TORONTO — It used to be a hockey arena. Now it houses the latest functional magnetic resonance imaging (fMRI) technology.

Honey and Barry Sherman, centre, who donated $5 million to the new Sherman Health Sciences Research Centre, are given York University hockey jerseys at the centre’s opening. Also pictured from York are, from left, Stan Shapson, vice-president of research and innovation; president Mamdouh Shoukri, and York University Foundation president Paul Marcus. 

TORONTO — It used to be a hockey arena. Now it houses the latest functional magnetic resonance imaging (fMRI) technology.

Honey and Barry Sherman, centre, who donated $5 million to the new Sherman Health Sciences Research Centre, are given York University hockey jerseys at the centre’s opening. Also pictured from York are, from left, Stan Shapson, vice-president of research and innovation; president Mamdouh Shoukri, and York University Foundation president Paul Marcus. 

Last week, York University officially opened the Sherman Health Science Research Centre, a facility for research in brain and vision, biomechanics, virtual reality and robotics. Planning for the facility, which was completed in December 2009, started in 2007.

The $11.5-million centre, which was converted from an old hockey arena, was named  after Honey Sherman, a York University Foundation board member, and her husband, Barry Sherman, president and CEO of the  pharmaceutical company Apotex Inc., who donated $5 million to the project.

“Everybody who gives donations has to pick and choose as to where the need is greatest,” Barry Sherman said.

“It’s York University, an important Canadian university for teaching and research… we tend to concentrate our gifts towards health care. It’s good for the scientists, the public and the eventual patients who will benefit. It’s a gift to the City of Toronto.”

The centre, located on York’s Keele campus, is 50,000 square feet and accommodates 150 researchers and students. The facility includes a neuroimaging laboratory with an fMRI machine that’s being used for research in areas such as dyslexia, migraines, aging and movement disorders. It also houses a visual and cognitive development project that studies how vision develops in infants, as well as a perceptual neuroscience laboratory and virtual reality laboratory.  

Sherman sees the facility’s potential for interdisciplinary research as an asset to the  university.
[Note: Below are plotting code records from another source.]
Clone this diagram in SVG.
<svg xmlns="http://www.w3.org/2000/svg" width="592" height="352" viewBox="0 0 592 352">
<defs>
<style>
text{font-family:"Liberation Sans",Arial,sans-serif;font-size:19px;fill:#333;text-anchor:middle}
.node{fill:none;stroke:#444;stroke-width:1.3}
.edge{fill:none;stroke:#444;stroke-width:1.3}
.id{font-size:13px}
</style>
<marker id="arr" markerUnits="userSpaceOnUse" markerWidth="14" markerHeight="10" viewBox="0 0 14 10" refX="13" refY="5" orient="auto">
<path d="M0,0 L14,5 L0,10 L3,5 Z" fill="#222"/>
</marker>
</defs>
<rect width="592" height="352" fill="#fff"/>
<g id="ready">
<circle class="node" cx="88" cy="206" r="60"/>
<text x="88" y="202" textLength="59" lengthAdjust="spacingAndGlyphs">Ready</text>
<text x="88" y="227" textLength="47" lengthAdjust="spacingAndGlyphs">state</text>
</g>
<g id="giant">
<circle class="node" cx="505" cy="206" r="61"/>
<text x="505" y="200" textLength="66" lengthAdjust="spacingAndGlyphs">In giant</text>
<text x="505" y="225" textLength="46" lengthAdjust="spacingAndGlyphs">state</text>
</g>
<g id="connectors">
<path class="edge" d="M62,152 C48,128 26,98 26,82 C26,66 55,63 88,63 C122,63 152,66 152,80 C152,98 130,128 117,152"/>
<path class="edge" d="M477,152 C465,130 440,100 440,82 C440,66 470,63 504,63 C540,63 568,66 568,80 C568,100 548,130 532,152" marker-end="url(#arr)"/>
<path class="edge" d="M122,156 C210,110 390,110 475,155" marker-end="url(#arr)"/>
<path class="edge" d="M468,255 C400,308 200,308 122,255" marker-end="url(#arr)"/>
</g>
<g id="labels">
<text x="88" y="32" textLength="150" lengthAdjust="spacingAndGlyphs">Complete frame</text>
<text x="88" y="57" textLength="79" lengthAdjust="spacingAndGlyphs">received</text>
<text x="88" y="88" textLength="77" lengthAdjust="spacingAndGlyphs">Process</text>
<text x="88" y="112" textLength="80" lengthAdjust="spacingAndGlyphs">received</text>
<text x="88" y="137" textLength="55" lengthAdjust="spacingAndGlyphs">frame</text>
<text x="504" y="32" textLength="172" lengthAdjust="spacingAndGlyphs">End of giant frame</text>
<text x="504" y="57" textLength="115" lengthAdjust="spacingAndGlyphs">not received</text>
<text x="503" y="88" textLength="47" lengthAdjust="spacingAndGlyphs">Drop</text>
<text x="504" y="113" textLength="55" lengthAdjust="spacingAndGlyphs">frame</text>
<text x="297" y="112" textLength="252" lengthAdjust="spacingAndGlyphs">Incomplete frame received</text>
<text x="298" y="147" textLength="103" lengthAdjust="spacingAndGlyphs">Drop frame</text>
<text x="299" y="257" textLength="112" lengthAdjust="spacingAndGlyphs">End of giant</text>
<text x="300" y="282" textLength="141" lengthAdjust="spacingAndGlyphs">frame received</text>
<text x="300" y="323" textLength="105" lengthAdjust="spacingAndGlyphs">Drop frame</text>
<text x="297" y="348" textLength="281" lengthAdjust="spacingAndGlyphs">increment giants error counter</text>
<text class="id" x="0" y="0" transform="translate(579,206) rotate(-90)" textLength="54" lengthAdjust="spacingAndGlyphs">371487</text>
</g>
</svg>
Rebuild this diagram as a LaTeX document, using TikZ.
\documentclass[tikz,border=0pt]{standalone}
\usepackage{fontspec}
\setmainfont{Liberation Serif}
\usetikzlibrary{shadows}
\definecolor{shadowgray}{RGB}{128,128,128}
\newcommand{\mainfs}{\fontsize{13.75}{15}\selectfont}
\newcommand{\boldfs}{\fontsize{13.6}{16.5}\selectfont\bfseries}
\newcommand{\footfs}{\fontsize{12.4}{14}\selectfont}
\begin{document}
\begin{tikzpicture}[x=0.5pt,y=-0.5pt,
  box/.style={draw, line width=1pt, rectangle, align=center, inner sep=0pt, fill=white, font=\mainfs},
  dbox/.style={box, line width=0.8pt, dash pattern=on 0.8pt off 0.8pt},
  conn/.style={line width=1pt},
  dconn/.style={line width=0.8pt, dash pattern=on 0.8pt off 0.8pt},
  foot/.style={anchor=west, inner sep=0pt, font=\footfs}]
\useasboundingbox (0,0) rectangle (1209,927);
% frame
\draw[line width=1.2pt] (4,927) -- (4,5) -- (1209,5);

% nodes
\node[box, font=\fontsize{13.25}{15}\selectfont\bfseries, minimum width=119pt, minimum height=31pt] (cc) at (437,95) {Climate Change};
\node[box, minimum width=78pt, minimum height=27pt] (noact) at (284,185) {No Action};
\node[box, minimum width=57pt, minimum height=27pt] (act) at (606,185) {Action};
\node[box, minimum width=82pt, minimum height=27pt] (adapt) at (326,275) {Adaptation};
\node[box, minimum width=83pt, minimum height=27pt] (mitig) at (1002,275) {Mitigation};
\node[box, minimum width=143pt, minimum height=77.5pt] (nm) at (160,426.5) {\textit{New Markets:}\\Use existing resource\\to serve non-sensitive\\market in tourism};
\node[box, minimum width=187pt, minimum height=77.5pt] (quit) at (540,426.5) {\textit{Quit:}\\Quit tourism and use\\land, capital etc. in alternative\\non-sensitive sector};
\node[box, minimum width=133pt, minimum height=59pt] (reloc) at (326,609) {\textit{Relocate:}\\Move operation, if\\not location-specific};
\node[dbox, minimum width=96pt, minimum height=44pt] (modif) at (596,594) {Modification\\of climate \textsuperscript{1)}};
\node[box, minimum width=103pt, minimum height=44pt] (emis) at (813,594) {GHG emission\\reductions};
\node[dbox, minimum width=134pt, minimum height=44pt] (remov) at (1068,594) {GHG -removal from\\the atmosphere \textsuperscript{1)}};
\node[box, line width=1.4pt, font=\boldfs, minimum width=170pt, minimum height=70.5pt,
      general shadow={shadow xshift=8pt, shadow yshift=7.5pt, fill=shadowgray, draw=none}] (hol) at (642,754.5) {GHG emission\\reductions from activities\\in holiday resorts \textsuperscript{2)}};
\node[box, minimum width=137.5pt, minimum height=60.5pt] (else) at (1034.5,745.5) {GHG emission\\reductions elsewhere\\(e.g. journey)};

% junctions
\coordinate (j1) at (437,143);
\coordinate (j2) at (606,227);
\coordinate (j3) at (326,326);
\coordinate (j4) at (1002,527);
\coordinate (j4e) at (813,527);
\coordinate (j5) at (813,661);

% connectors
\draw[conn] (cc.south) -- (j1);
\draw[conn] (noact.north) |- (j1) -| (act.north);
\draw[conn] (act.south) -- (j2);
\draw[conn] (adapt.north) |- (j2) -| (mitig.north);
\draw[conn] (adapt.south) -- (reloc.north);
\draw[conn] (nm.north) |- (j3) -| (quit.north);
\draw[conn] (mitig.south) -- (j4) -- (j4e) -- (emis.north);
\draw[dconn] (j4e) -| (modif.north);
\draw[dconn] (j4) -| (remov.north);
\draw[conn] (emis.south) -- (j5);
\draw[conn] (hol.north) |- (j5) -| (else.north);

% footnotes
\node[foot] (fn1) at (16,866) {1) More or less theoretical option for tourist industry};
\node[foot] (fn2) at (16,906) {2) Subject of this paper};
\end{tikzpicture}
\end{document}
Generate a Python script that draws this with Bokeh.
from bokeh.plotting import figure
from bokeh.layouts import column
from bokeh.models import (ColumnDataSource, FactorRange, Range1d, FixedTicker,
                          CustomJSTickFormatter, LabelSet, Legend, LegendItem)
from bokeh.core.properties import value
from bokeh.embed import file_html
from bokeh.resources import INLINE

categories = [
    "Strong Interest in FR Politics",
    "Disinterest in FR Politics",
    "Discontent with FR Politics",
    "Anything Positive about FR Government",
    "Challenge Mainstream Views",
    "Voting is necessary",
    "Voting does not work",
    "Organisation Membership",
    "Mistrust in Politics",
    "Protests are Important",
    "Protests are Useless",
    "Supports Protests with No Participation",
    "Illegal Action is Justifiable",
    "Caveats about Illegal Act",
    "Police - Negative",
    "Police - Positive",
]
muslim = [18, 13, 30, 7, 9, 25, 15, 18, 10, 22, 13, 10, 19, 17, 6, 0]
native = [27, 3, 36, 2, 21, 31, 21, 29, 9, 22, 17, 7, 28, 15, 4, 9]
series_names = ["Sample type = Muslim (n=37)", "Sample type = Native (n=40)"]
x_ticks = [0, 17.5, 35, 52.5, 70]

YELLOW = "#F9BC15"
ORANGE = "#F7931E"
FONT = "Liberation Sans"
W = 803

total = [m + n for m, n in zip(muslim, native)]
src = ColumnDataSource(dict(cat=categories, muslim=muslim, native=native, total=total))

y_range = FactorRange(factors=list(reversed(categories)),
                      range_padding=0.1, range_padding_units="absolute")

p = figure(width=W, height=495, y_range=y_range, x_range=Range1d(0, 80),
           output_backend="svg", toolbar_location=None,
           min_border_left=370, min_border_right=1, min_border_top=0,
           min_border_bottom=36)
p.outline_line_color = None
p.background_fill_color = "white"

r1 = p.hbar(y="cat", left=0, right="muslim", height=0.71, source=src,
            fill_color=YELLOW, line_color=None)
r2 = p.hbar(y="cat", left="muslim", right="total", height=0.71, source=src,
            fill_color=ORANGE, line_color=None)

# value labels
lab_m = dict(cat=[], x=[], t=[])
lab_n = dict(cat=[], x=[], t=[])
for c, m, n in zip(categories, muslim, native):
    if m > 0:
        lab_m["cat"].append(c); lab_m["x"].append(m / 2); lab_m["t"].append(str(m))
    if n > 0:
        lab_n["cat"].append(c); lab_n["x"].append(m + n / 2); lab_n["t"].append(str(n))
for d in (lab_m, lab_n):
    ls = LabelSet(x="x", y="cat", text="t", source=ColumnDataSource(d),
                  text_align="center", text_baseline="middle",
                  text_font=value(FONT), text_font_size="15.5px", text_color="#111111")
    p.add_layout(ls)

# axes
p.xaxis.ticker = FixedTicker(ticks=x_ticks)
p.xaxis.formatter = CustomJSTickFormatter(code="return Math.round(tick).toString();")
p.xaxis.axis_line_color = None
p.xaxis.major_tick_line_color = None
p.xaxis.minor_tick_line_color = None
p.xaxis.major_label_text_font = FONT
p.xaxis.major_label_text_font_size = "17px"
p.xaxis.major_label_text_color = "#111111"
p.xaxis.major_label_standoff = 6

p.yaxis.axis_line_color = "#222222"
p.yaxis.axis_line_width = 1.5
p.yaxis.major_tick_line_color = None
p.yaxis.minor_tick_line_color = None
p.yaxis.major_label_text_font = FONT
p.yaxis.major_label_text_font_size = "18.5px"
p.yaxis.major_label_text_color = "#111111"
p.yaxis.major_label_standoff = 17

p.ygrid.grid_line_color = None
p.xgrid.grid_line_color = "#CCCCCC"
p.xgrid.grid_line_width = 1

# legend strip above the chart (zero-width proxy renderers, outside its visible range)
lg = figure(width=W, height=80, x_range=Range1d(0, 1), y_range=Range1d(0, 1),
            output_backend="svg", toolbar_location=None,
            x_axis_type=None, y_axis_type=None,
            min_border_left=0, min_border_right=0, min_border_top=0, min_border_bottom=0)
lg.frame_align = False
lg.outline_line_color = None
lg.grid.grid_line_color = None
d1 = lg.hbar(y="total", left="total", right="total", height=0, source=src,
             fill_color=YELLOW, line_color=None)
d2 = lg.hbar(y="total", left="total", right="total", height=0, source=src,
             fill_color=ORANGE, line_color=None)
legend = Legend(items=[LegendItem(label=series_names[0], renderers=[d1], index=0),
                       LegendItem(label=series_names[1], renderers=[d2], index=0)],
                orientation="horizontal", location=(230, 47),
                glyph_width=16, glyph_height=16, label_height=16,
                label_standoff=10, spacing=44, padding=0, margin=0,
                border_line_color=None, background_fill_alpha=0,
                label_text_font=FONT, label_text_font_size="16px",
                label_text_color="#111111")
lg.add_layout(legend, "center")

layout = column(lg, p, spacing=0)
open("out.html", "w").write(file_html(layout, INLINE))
“It’s very impressive, and it makes a lot of sense. [These fields] are interrelated. To make significant progress in any area you need people of various [fields],” he said, adding that he was particularly impressed with the neuroimaging lab.

“To try to understand the workings of the brain, you need that equipment,” he said. “It’ll be very useful in developing that understanding when it comes to brain impairment and issues like dementia.”

Stan Shapson, York’s vice- president of research and innovation, said the facility will provide an ideal work environment for both staff and graduate students.

“We didn’t have these kinds of facilities for them yet, so they were doing great work, but you’re doing work in a lab that’s in the basement of a building. There’s potential for interference when you’re collecting data. It slows down your work and you’re always adjusting equipment,” Shapson said.

“Now you have state-of-the-art labs… [The students and researchers] will be able to do better quality work more quickly.”

Some of this research includes studying loss of vision in the elderly, developing a robot-guided wheelchair and building robots that can function underwater.

Shapson hopes the facility will help the university forge connections with local hospitals.

“I think we had four presidents of regional hospitals at [the official opening]. That’s wonderful. They’re looking at this facility as something that could help them,” he said.

With the new facilities and York’s existing Centre for Vision Research, which is internationally renowned, Shapson sees the potential to attract new researchers and students, as well as to apply existing research to the health care sector.

“I think [this centre] is going to drive new ideas, innovations and treatments. At the end of the day, the hope is to deliver better health outcomes to Canadians,” he said.